From: | Andrew Smith <hobbit@...> |
Date: | Wednesday, February 24, 1999, 4:41 |
On Tue, 23 Feb 1999, John Cowan wrote:
> <pedantic>It's "bubhosh".</pedantic></whinge>
>
My apologies for my insensitivities towards the Orkish members of this
list! Leaving off the end of a curse seems strange to me, especially as
any orc would want it to become true - so long as it happens to the other
chap.
The line in the script runs "Curse the Uruk-hai! Uglu(u)k u bagronk sha
pushdug Saruman-glob (buubhosh skai)!" I never realised that practising
code-switching would prove to be so difficult. I'm only just getting to
the stage where it rolls naturally.
It seems to me that Black Speech/Orkish is intended to be language that
Tolkien found unattractive: lots of gutterals and back vowels, uvular R
(which I'm trying to master for the code switching), consonant clusters
like -sg that could have come from Irish. This doesn't mean another
conlanger would find it an unattractive language, or consider Cockney to
be an Orkish accent. I hope to attempt it with a broad dialect that I
hear used by punks, skinheads and bogans.
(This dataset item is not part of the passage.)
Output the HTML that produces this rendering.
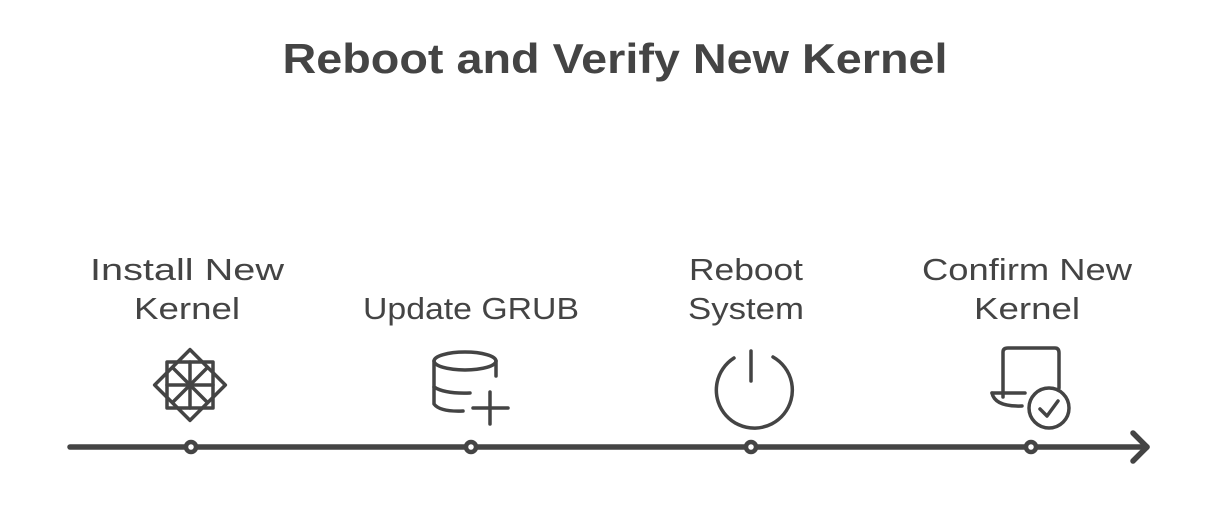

It still sounds more like troll to me; "'Ere, 'oo are yoo?" as in the
Hobbit.
> These are about transsubstantiation, but what do the next two
> refer to?
>
> > whether whistling be a vice or a virtue; whether
The use of musical accompliment to singing in church; the Free Church of
Scotland would be the only church I know of, at least in the Western
world, where singing the psalms exculsively without accompliment is still
an option. This controversy is virtually dead.
> > it be better to kiss a post or throw it on the fire..., with many more.
The use of images in worship. The complete quote is found on p 292 of the
Penguin version.
- andrew.
Andrew Smith, Intheologus hobbit@earthlight.co.nz
Difference in opinions hath cost many millions of lives: for instance,
whether flesh be bread, or bread be flesh; whether the juice of a certain
berry be blood or wine; whether whistling be a vice or a virtue; whether
it be better to kiss a post or throw it on the fire..., with many more.
- Jonathan Swift; Gulliver's Travels.